Volume 30 Issue 15 28 May 2021 17 Sivan 5781

From the Head of Jewish Life

Rabbi Daniel Siegel – Head of Jewish Life

Being inspired

Socrates: The gift you possess… is not a skill but an inspiration. There is a divinity moving you like the force contained in the stone Euripides calls a magnet. This stone not only attracts iron rings but also imbues them with the power of attracting other rings. Sometimes you may see a number of pieces of iron and rings suspended from one another, forming quite a long chain – and all of them derive their power of suspension from the original stone. This is like how the Muse first of all inspires men herself, and from these inspired ones is suspended a chain of other people who take inspiration…

This week’s parashah, BeHa’alotkha (“When you raise up”), introduces the “seventy elders”, enlisted to assist Moshe, with the following words:

Gather for Me seventy elders, bring them to the Tent of Meeting, taking their place there with you…I will draw from the spirit that is on you and put it upon them…
And, when the spirit rested upon them, they experienced inspiration, in the moment.

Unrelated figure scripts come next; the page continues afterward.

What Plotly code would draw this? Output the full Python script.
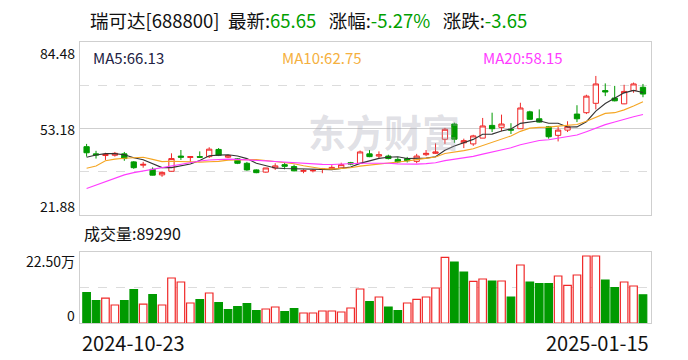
import plotly.graph_objects as go

# ---------------- data ----------------
dates = [
    "2024-10-23", "2024-10-24", "2024-10-25", "2024-10-28", "2024-10-29", "2024-10-30", "2024-10-31",
    "2024-11-01", "2024-11-04", "2024-11-05", "2024-11-06", "2024-11-07", "2024-11-08", "2024-11-11",
    "2024-11-12", "2024-11-13", "2024-11-14", "2024-11-15", "2024-11-18", "2024-11-19", "2024-11-20",
    "2024-11-21", "2024-11-22", "2024-11-25", "2024-11-26", "2024-11-27", "2024-11-28", "2024-11-29",
    "2024-12-02", "2024-12-03", "2024-12-04", "2024-12-05", "2024-12-06", "2024-12-09", "2024-12-10",
    "2024-12-11", "2024-12-12", "2024-12-13", "2024-12-16", "2024-12-17", "2024-12-18", "2024-12-19",
    "2024-12-20", "2024-12-23", "2024-12-24", "2024-12-25", "2024-12-26", "2024-12-27", "2024-12-30",
    "2024-12-31", "2025-01-02", "2025-01-03", "2025-01-06", "2025-01-07", "2025-01-08", "2025-01-09",
    "2025-01-10", "2025-01-13", "2025-01-14", "2025-01-15",
]

opens = [46.6, 44.0, 43.4, 43.5, 44.0, 41.1, 39.9, 38.4, 36.4, 37.7,
         43.2, 42.7, 43.0, 43.0, 45.6, 42.8, 42.2, 40.6, 38.2, 37.4,
         38.9, 40.1, 39.4, 37.7, 37.85, 38.4, 38.4, 38.9, 40.8, 40.6,
         44.0, 43.2, 43.2, 42.0, 42.3, 41.3, 43.7, 44.2, 49.3, 54.8,
         48.0, 47.6, 49.7, 54.3, 53.6, 52.9, 53.1, 59.2, 56.7, 53.8,
         50.7, 52.6, 58.4, 58.9, 62.3, 66.9, 64.2, 62.1, 66.9, 68.1]
highs = [47.6, 45.1, 44.4, 44.7, 44.7, 41.4, 41.1, 39.1, 37.7, 44.2,
         45.4, 43.2, 44.9, 46.4, 46.1, 43.7, 42.5, 41.1, 38.4, 38.9,
         40.6, 40.8, 40.1, 38.4, 38.4, 38.9, 39.9, 40.8, 41.1, 45.2,
         45.4, 44.9, 43.7, 42.8, 42.9, 44.0, 45.4, 47.8, 53.4, 55.3,
         49.5, 50.9, 57.0, 58.9, 58.2, 55.1, 62.5, 59.6, 60.1, 54.1,
         53.8, 55.8, 61.6, 65.4, 72.2, 69.5, 68.6, 69.0, 69.8, 69.3]
lows = [43.0, 42.3, 41.8, 43.0, 41.5, 38.6, 39.0, 36.2, 35.7, 37.6,
        41.8, 41.1, 42.5, 42.5, 43.2, 42.5, 40.3, 37.9, 37.0, 37.2,
        38.2, 38.4, 37.7, 37.0, 37.3, 37.0, 38.2, 38.6, 39.9, 40.5,
        42.8, 42.5, 42.0, 40.8, 40.9, 40.6, 43.2, 44.0, 47.6, 48.0,
        46.1, 46.9, 49.7, 51.9, 52.2, 51.2, 53.0, 56.3, 55.3, 49.5,
        48.5, 51.9, 55.5, 58.4, 60.1, 64.9, 63.0, 62.0, 66.1, 64.5]
closes = [44.4, 43.6, 43.8, 44.2, 42.3, 39.0, 40.2, 36.3, 37.3, 42.3,
          42.8, 43.0, 42.8, 45.7, 43.5, 43.4, 40.6, 38.2, 37.2, 38.9,
          39.65, 39.5, 37.85, 37.95, 38.0, 38.6, 39.1, 40.1, 40.3, 44.7,
          43.0, 43.7, 42.3, 41.1, 41.5, 43.2, 44.2, 44.7, 52.9, 49.3,
          48.8, 50.5, 54.1, 53.1, 54.8, 52.6, 60.6, 56.5, 55.5, 50.2,
          52.6, 53.8, 56.7, 64.9, 69.3, 66.4, 63.2, 66.6, 69.3, 65.65]
volumes = [96000, 70700, 79000, 57000, 70700, 105600, 60000, 89800, 57000, 142600,
           130000, 63400, 73900, 95000, 64400, 42200, 51700, 61200, 39000, 44400,
           50700, 35900, 45400, 31700, 31700, 38000, 38000, 34900, 47500, 107700,
           67600, 82400, 50700, 39100, 63400, 75000, 82400, 110900, 208100, 193300,
           161600, 132000, 139400, 133100, 133100, 82400, 183800, 129900, 124600, 124600,
           148900, 119400, 152100, 212300, 212300, 136300, 112000, 129900, 117300, 89290]

# moving-average values before enough closes are available
ma5_head = [42.8, 43.6, 44.1, 44.1]
ma10_head = [38.8, 39.6, 41.5, 42.1, 42.4, 42.5, 42.8, 42.0, 41.2]
ma20_head = [31.5, 32.7, 33.9, 35.2, 36.4, 37.2, 37.8, 38.5, 39.1, 39.6,
             40.3, 40.9, 41.4, 41.8, 42.0, 42.1, 42.0, 41.9, 41.8]

price_ticks = [21.88, 53.18, 84.48]
vol_ticks = ["22.50万", "0"]
vol_max = 225000
title_name = "瑞可达[688800]"
latest, pct, chg = "65.65", "-5.27%", "-3.65"
ma_labels = ["MA5:66.13", "MA10:62.75", "MA20:58.15"]
vol_label = "成交量:89290"

# ---------------- derived ----------------
def sma(vals, n, head):
    return list(head) + [sum(vals[i - n + 1:i + 1]) / n for i in range(n - 1, len(vals))]

ma5 = sma(closes, 5, ma5_head)
ma10 = sma(closes, 10, ma10_head)
ma20 = sma(closes, 20, ma20_head)

RED = "#f02828"
GREEN = "#009a00"
FONT = "Noto Sans CJK SC"

prev = [opens[0]] + closes[:-1]
vol_up = [c >= p for c, p in zip(closes, prev)]
vol_fill = ["white" if u else GREEN for u in vol_up]
vol_line = [RED if u else GREEN for u in vol_up]

fig = go.Figure()
fig.add_trace(go.Candlestick(
    x=dates, open=opens, high=highs, low=lows, close=closes,
    increasing=dict(line=dict(color=RED, width=1), fillcolor="white"),
    decreasing=dict(line=dict(color=GREEN, width=1), fillcolor=GREEN),
    whiskerwidth=0, xaxis="x", yaxis="y", showlegend=False, hoverinfo="skip"))
for vals, col in [(ma5, "#333333"), (ma10, "#f5a623"), (ma20, "#ff3cff")]:
    fig.add_trace(go.Scatter(x=dates, y=vals, mode="lines", line=dict(color=col, width=1.1),
                             xaxis="x", yaxis="y", showlegend=False, hoverinfo="skip"))
fig.add_trace(go.Bar(x=dates, y=volumes, marker=dict(color=vol_fill, line=dict(color=vol_line, width=1.2)),
                     xaxis="x2", yaxis="y2", showlegend=False, hoverinfo="skip"))

L, R, T, B = 80, 37, 42, 37
W, H = 688, 360
PW, PH = W - L - R, H - T - B
def px(x):
    return (x - L) / PW
def py(y):
    return (H - B - y) / PH

price_dom = [py(215), 1]
vol_dom = [0, py(252)]
xr = [-0.7, len(dates) - 1 + 0.85]
border = "#cfcfcf"

axis_common = dict(showline=True, mirror=True, linecolor=border, linewidth=1, zeroline=False,
                   ticks="", fixedrange=True)
fig.update_layout(
    width=W, height=H, margin=dict(l=L, r=R, t=T, b=B),
    paper_bgcolor="white", plot_bgcolor="white",
    font=dict(family=FONT, color="#111"),
    bargap=0.2, boxgap=0.2,
    xaxis=dict(domain=[0, 1], anchor="y", type="category", range=xr, showticklabels=False,
               showgrid=False, rangeslider=dict(visible=False), **axis_common),
    yaxis=dict(domain=price_dom, anchor="x", range=[price_ticks[0], price_ticks[2]],
               tickvals=[(price_ticks[0] + price_ticks[1]) / 2, (price_ticks[1] + price_ticks[2]) / 2],
               showticklabels=False, showgrid=True, gridcolor="#dcdcdc", griddash="dash", gridwidth=1,
               **axis_common),
    xaxis2=dict(domain=[0, 1], anchor="y2", type="category", range=xr, showticklabels=False,
                showgrid=False, **axis_common),
    yaxis2=dict(domain=vol_dom, anchor="x2", range=[0, vol_max], tickvals=[vol_max / 2],
                showticklabels=False, showgrid=True, gridcolor="#dcdcdc", griddash="dash", gridwidth=1,
                **axis_common),
    shapes=[dict(type="line", xref="x domain", yref="y", x0=0, x1=1, y0=price_ticks[1], y1=price_ticks[1],
                 line=dict(color=border, width=1), layer="below")],
)

ann = []
g = "#00a000"
sp2 = "&nbsp;" * 2
sp3 = "&nbsp;" * 3
title = (f"{title_name}{sp2}最新:<span style='color:{g}'>{latest}</span>{sp3}"
         f"涨幅:<span style='color:{g}'>{pct}</span>{sp3}涨跌:<span style='color:{g}'>{chg}</span>")
ann.append(dict(text=title, xref="paper", yref="paper", x=px(88), y=py(20), xanchor="left", yanchor="middle",
                showarrow=False, font=dict(size=18.5, color="#111", family=FONT)))
for lab, xx, col in zip(ma_labels, [91, 280, 481], ["#222244", "#f5b040", "#ff3cff"]):
    ann.append(dict(text=lab, xref="paper", yref="paper", x=px(xx), y=py(57), xanchor="left", yanchor="middle",
                    showarrow=False, font=dict(size=15, color=col, family=FONT)))
ann.append(dict(text=vol_label, xref="paper", yref="paper", x=px(82), y=py(233), xanchor="left",
                yanchor="middle", showarrow=False, font=dict(size=16, color="#111", family=FONT)))
# price axis labels
for txt, yy in [(f"{price_ticks[2]:.2f}", 53), (f"{price_ticks[0]:.2f}", 206)]:
    ann.append(dict(text=txt, xref="paper", yref="paper", x=0, y=py(yy), xanchor="right",
                    yanchor="middle", xshift=-3, showarrow=False, font=dict(size=14, family=FONT)))
ann.append(dict(text=f"{price_ticks[1]:.2f}", xref="paper", yref="y", x=0, y=price_ticks[1], xanchor="right",
                yanchor="middle", xshift=-3, showarrow=False, font=dict(size=14, family=FONT)))
# volume axis labels
for txt, yy in [(vol_ticks[0], 261), (vol_ticks[1], 315)]:
    ann.append(dict(text=txt, xref="paper", yref="paper", x=0, y=py(yy), xanchor="right",
                    yanchor="middle", xshift=-3, showarrow=False, font=dict(size=14, family=FONT)))
# date labels
ann.append(dict(text=dates[0], xref="paper", yref="paper", x=0, y=py(342), xanchor="left", yanchor="middle",
                showarrow=False, font=dict(size=20, family=FONT)))
ann.append(dict(text=dates[-1], xref="paper", yref="paper", x=1, y=py(342), xanchor="right", yanchor="middle",
                showarrow=False, font=dict(size=20, family=FONT)))
# watermark
ann.append(dict(text="<b>东方财富</b>", xref="paper", yref="paper", x=px(384), y=py(130), xanchor="center",
                yanchor="middle", showarrow=False, font=dict(size=38, color="rgba(160,160,175,0.32)", family=FONT)))
fig.update_layout(annotations=ann)

fig.write_html("out.html", config={"displayModeBar": False},
               post_script="document.body.style.margin='0px';")
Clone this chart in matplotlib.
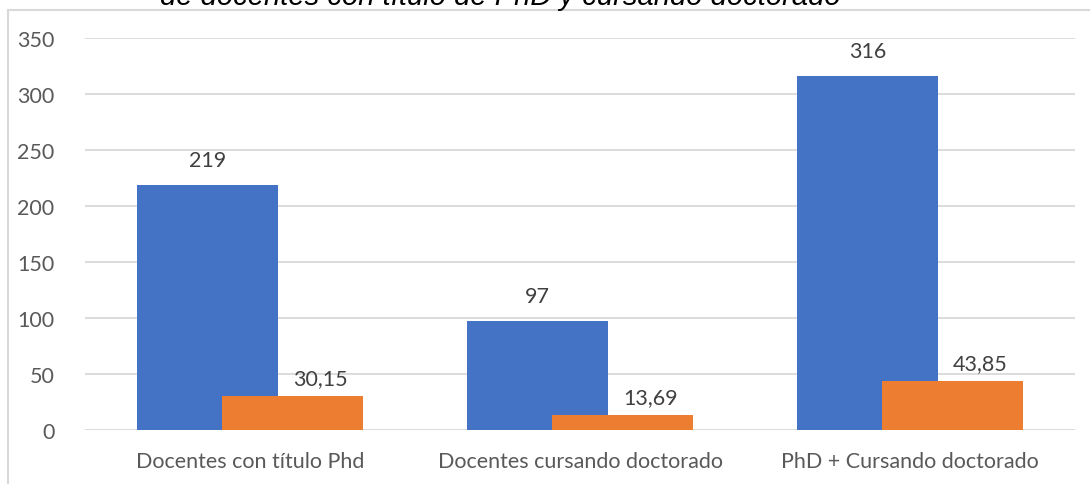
import numpy as np
import matplotlib
matplotlib.use("Agg")
import matplotlib.pyplot as plt
from matplotlib.patches import Rectangle

# Datos
categorias = ["Docentes con título Phd", "Docentes cursando doctorado", "PhD + Cursando doctorado"]
numero = [219, 97, 316]
porcentaje = [30.15, 13.69, 43.85]
etiquetas_numero = ["219", "97", "316"]
etiquetas_porcentaje = ["30,15", "13,69", "43,85"]
yticks = [0, 50, 100, 150, 200, 250, 300, 350]

plt.rcParams['font.family'] = ['Lato', 'DejaVu Sans']

fig = plt.figure(figsize=(10.9, 4.85), dpi=100)
ax = fig.add_axes([85 / 1090, 54 / 485, 990 / 1090, 392 / 485])

x = np.arange(len(categorias))
ancho = 0.427
desp = 0.129

ax.bar(x - desp, numero, ancho, color="#4472C4", zorder=2)
ax.bar(x + desp, porcentaje, ancho, color="#ED7D31", zorder=3)

# Etiquetas de datos
for i in range(len(categorias)):
    ax.annotate(etiquetas_numero[i], (x[i] - desp, numero[i]), xytext=(0, 18),
                textcoords="offset points", ha="center", va="center",
                fontsize=15.5, color="#404040")
    ax.annotate(etiquetas_porcentaje[i], (x[i] + desp, porcentaje[i]), xytext=(20, 13),
                textcoords="offset points", ha="center", va="center",
                fontsize=15.5, color="#404040")

ax.set_xlim(-0.5, 2.5)
ax.set_ylim(0, 350)
ax.set_yticks(yticks)
ax.set_xticks(x)
ax.set_xticklabels(categorias)
ax.tick_params(axis="both", length=0, labelsize=15.5, labelcolor="#595959")
ax.tick_params(axis="x", pad=15)
ax.tick_params(axis="y", pad=22)
ax.grid(axis="y", color="#d9d9d9", linewidth=1.3, zorder=0)
ax.set_axisbelow(True)
for s in ax.spines.values():
    s.set_visible(False)

# Marco del gráfico
fig.patches.append(Rectangle((8 / 1090, -0.1), 1.2, (485 - 11) / 485 + 0.1,
                             transform=fig.transFigure, fill=False,
                             edgecolor="#d9d9d9", linewidth=1.5))

# Título (cortado en la parte superior)
fig.text(500 / 1090, 1 - 5 / 485, "de docentes con título de PhD y cursando doctorado",
         ha="center", va="baseline", fontsize=21, style="italic",
         family=["Liberation Sans", "DejaVu Sans"], color="#000000")

fig.savefig("out.png", dpi=100)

The elders are moved by the spirit of Moshe, but only momentarily.

In contrast, we soon read of two individuals, Eldad and Medad, who are not at the Tent of Meeting with Moshe, “yet, the spirit rested upon them and they became inspired”. When Yehoshua, Moshe’s deputy, seeks to restrain them, Moshe replies, “Would that the Lord put His spirit upon all the people”.

Unlike the seventy elders, these two individuals are not deriving their spirited state from Moshe but, through their own being, directly from God. Accordingly, they are themselves inspired and this state is not momentary, if and when the spirit moves them.

Inspired living informs one’s being and is not a magnetic force being exerted from a source without. Moshe’s calling upon all to be like Eldad and Medad is reflective of the statement of God to Moshe: “And you, remain here with Me”, in an ongoing inspired, dedicated state.

As parents and educators, we strive to encourage and guide our children and students to live inspired lives.

But, can anyone but a Moshe remain atop the “mountain”?

The story of Eldad and Medad, who attain and maintain their inspired being within the Israelite camp, not in the Tent of Meeting or upon Mount Sinai, suggests that we each can live inspired lives.